Neben der Ermittlung statistischer Basisdaten für den Hochbau als Grundlage für entsprechende Konzepte und Planungen sind die Daten zum Baualter nicht zuletzt von stadtgeschichtlichem Interesse, da sie die Stadtentwicklung der vergangenen Jahrhunderte nachzeichnen.

Nicht zuletzt für die jeweiligen baurechtlichen Auflagen, den Nutzungszweck von Gebäuden, das Baumaterial und das Baurecht ist das Alter eines Gebäudes ein städtebaulicher Indikator, da es den Einfluss dieser Faktoren widerspiegelt.

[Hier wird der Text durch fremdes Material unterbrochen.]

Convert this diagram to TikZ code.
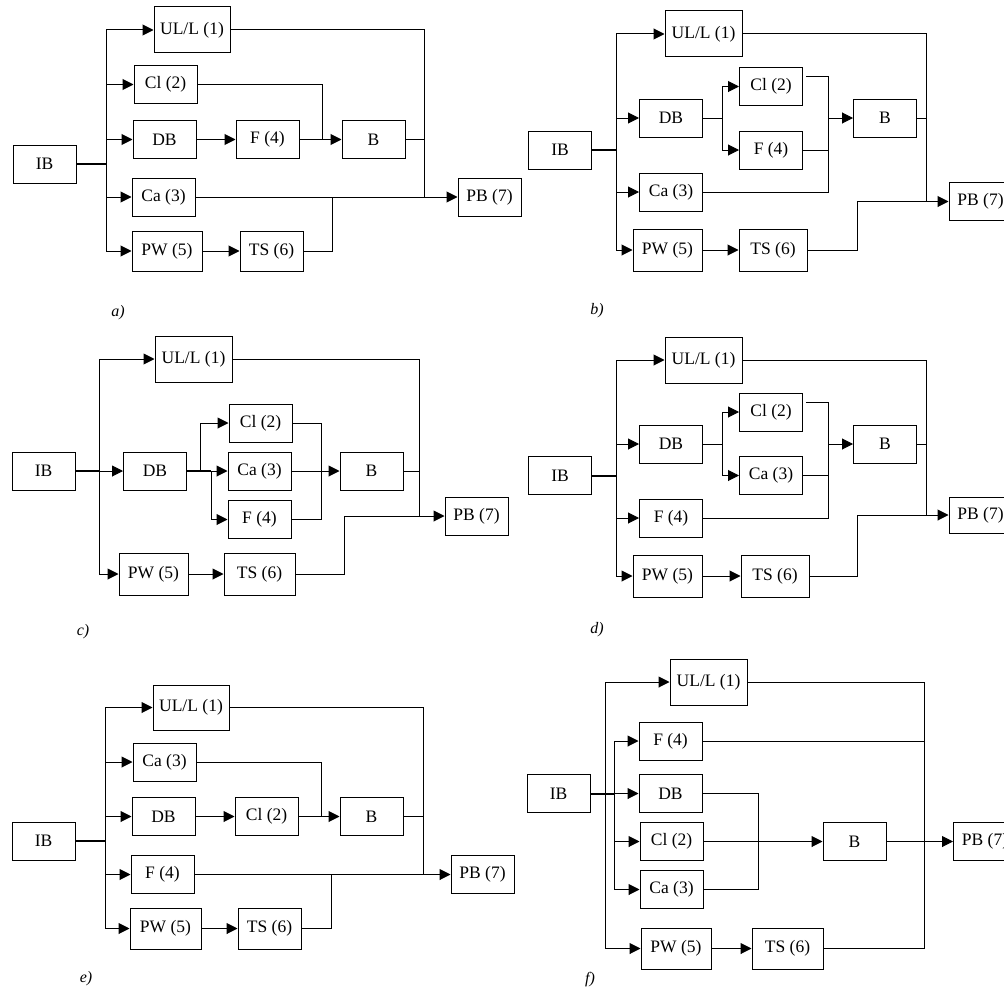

Im wissenschaftlichen Bereich gab es bisher verschiedene Ansätze, das Baualter als ein wichtiges Merkmal der Bauepochen zu nutzen, um eine für unterschiedliche Zwecke nutzbare Typisierung des Gebäudebestandes zu erstellen. Besonders umfassend ist das Ergebnis der Arbeiten zur „Deutschen Gebäudetypologie“ (Loga, T. et al. 2011). Der deutsche Gebäudebestand wird dort unter Nutzung unterschiedlicher Quellen in sogenannte Bauepochen bzw. Baualtersklassen eingeteilt, wobei dem Erstellungszweck der Klassifikation folgend die in der baulichen Entwicklung wechselnden energetischen Qualitäten der Gebäude aufgrund der Veränderungen und Anpassungen wärmetechnisch relevanter Bauvorschriften ein zentrales Abgrenzungskriterium waren. So entstanden 11 Baualtersklassen unterschiedlicher Zeitspannen, die sich nicht unmittelbar für andere Darstellungszwecke verwenden lassen ( Loga, T. et al. 2011).

Bezogen auf die Berliner Siedlungs- und Baugeschichte kann hier ergänzend auf die Überblicksdarstellung der Siedlungsentwicklung der Stadt im Begleittext zu den Umweltatlaskarten „Stadtstruktur“ (06.07) / „Stadtstruktur – Flächentypen differenziert“ (06.08) (SenStadtUm 2016) verwiesen werden. Zur Abgrenzung der bei der Nutzungskartierung verwendeten 52 Flächentypen wurde ebenfalls deren Entstehungszeit als ein wichtiges Kriterium herangezogen.

Die Angaben zur Entstehungs- und Baugeschichte der 52 Flächentypen sind notwendigerweise recht ‚grob‘ und umfassen in der Regel mehrere Dekaden.

Im Rahmen der Machbarkeitsstudie „Klimaneutrales Berlin 2050“ (PIK et al. 2014) wurden sowohl die Stadtstrukturtypen als auch die Baualtersklassen differenziert betrachtet und hinsichtlich des erreichbaren CO2-Reduktionspotentiales bewertet.

Eine erste flächendeckende Darstellung, allerdings begrenzt auf ein als „Innere Stadt“ definiertes Gebiet von rund 160 km2 und unterteilt in sogenannte Bauperioden unterschiedlicher Zeitspannen, wurde zuletzt 1992/1993 durch Aust 1994 vorgelegt. Es stellte eine Fortschreibung der Erfassung von 1989 dar, die Teil der Veröffentlichung “Städtebauliche Entwicklung Berlins seit 1650 in Karten” (SenStadtUm1992) war. Die Darstellung zum Baualter 1992/1993 ist als Scan Teil des Geoportals Berlin, ebenso wie weitere teilräumliche historische Karten „Berlin um….“.

Die jetzt vorliegende georeferenzierte Karte ergänzt und aktualisiert diese Darstellungen um eine flächendeckende Erfassung für den Wohngebäudebestand bis 2015. Damit stellen die dargestellten Baualtersklassen auch einen Beitrag zur Stadtgeschichte dar, mit deren Hilfe auch die wohnungsbaulichen Entstehungsphasen der Stadt Berlin interpretiert werden können.